At 3:29 p.m. on May 19, I was sitting at my kitchen table writing my REL 200 final paper. I then received a text message from my friend saying, “it’s out,” at which point I scrambled over to my email and, with a racing heart, panic-read the news.
I recognize that this kind of a decision is unimaginably difficult to make, from all angles. We are all working off of zero precedent. From a logical perspective I can infer what the intention behind this decision may have been. These are just my guesses. For one, surely faculty will not want to have to adapt to a completely different academic structure (read: a quarter system, a trimester system, or a three-semester system). Secondly, if we’re online in the fall, now students won’t have to be forced to take four classes in a remote setting. And if we’re back at school, students will be given more flexibility to process their trauma from the last year, the freedom to pursue the College’s non-academic resources and opportunities and the chance to make up for lost time.
With that said, I am perplexed about this decision. Before addressing the content, there are two other things worth mentioning. Many of us have spent the last two months grieving an endless variety of losses, small or large, tiny or colossal. We have been forced to ask ourselves heavy questions about what our lives may look like tomorrow, next week, next year. We have had to make some pretty difficult decisions and sacrifices, all as the rest of spring semester continued to go by. The decision about next year was sent out during exam week, while I sat hunched over my textbooks and computer screen already stressed and in disbelief that this is how we were finishing out our year: sitting at home, scouring old notes, clicking submit buttons and feeling pretty empty. It wasn’t the greatest timing.
Also, up to this point, the general transparency with which the administration had been communicating with the students felt reassuring. The five-option academic planning memo was made available to the public, and when President Maud S. Mandel began to consider either a trimester or three semester system, information about that was conveyed as well. It was difficult, at least for me, to then receive an email with an outline that didn’t resemble any of the seven options we had been given the time to consider.

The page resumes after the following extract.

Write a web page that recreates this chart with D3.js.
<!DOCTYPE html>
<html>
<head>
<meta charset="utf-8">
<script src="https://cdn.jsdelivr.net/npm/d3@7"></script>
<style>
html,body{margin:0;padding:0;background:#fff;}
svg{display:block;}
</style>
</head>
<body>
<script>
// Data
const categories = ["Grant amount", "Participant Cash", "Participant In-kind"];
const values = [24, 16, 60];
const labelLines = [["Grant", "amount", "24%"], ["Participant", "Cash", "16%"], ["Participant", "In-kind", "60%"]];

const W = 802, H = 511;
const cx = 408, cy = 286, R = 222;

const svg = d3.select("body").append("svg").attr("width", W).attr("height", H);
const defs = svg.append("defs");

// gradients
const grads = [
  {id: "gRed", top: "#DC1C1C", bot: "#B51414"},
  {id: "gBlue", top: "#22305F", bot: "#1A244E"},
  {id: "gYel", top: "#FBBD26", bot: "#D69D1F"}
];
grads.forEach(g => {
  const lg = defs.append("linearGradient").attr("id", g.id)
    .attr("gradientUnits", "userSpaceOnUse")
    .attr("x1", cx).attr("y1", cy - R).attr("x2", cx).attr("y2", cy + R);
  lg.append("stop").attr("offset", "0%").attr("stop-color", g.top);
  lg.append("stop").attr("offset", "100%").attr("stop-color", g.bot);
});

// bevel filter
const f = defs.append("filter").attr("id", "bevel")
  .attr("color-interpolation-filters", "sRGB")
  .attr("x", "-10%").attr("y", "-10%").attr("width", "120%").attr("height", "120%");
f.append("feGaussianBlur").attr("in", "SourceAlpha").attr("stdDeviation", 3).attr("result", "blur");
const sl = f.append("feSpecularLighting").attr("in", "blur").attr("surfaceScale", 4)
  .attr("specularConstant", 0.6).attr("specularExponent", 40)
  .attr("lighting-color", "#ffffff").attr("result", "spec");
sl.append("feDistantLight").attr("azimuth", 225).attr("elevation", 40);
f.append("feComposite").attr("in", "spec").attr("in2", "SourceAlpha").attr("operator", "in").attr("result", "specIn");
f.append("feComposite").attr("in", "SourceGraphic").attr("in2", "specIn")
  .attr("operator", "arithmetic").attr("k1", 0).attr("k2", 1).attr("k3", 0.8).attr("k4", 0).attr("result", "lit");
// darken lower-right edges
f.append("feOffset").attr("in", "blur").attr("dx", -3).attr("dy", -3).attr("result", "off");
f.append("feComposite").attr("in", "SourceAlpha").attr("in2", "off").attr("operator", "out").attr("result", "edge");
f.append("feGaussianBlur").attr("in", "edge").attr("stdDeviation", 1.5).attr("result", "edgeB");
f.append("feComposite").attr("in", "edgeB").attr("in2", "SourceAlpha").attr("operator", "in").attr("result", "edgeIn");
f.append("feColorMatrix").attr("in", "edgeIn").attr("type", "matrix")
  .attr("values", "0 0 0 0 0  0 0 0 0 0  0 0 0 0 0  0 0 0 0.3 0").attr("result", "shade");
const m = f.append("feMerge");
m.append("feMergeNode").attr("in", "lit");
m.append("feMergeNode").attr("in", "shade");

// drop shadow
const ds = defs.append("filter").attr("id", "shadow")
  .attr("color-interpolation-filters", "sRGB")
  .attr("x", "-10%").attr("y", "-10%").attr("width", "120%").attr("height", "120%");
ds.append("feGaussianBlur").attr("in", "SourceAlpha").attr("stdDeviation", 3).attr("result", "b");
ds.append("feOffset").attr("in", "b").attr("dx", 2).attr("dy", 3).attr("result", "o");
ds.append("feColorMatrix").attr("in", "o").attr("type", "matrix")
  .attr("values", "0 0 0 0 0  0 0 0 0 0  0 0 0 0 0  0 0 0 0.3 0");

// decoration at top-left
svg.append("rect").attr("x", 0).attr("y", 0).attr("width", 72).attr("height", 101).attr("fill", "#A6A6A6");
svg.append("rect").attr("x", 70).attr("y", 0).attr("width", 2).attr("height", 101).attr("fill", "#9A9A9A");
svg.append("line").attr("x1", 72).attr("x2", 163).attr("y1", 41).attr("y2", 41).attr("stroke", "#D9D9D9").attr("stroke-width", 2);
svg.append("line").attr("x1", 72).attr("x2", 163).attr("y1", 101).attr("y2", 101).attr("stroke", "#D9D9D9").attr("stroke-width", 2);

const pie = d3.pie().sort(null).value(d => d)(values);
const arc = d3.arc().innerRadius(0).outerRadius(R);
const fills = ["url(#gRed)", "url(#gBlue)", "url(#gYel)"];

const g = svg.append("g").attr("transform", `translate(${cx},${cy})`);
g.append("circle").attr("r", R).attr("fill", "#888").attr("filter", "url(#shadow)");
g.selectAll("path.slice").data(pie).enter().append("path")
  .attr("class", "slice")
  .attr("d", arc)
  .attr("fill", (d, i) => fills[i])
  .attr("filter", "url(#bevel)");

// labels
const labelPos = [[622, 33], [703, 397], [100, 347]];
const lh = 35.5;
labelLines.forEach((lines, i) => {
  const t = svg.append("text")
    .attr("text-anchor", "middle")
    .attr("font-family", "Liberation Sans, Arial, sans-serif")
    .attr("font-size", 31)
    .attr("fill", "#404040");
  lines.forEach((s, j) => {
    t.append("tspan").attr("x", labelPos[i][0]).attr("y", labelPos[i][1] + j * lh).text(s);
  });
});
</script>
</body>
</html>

While I can get my head around some of the reasoning for changing class requirements and cancelling Winter Study, there are still some confusing parts. Reducing minimum enrollment seems fine in theory if we don’t consider the possible inequity that this might introduce. Those with the means to continue with the same workload will do so, and those who do not may be forced to drop their electives. Even if graduation and major requirements are changed as a result of the four to three shift, which as of now we cannot confirm, that won’t change the requirements of graduate programs for which rising juniors and seniors are preparing applications.
I know that the administration is doing its best to juggle a lot of factors, and given their previous great track record with handling this crisis, I expected the decision to include something that in some way reassured students. I felt hopeful reading about the possibilities of a restructured Winter Study and a delayed reopening, or a quarter system where, possibly, only 6 weeks of our year might be spent online. These considerations made me confident that the administration cared very deeply about not sticking us with remote learning for an entire semester, as a substantial majority of us would heavily consider withdrawing if that were the case. The email we received made it seem as if an entire semester of remote learning was completely plausible and possibly also being catered to, given the minimum enrollment change.
The bottom line: I felt like I had some level of control, at least over how I reacted, when we knew what was being considered. Now, I feel as if the administration may have been too quick to reject other options.
Aliya Klein ’22 is from Potomac, Md.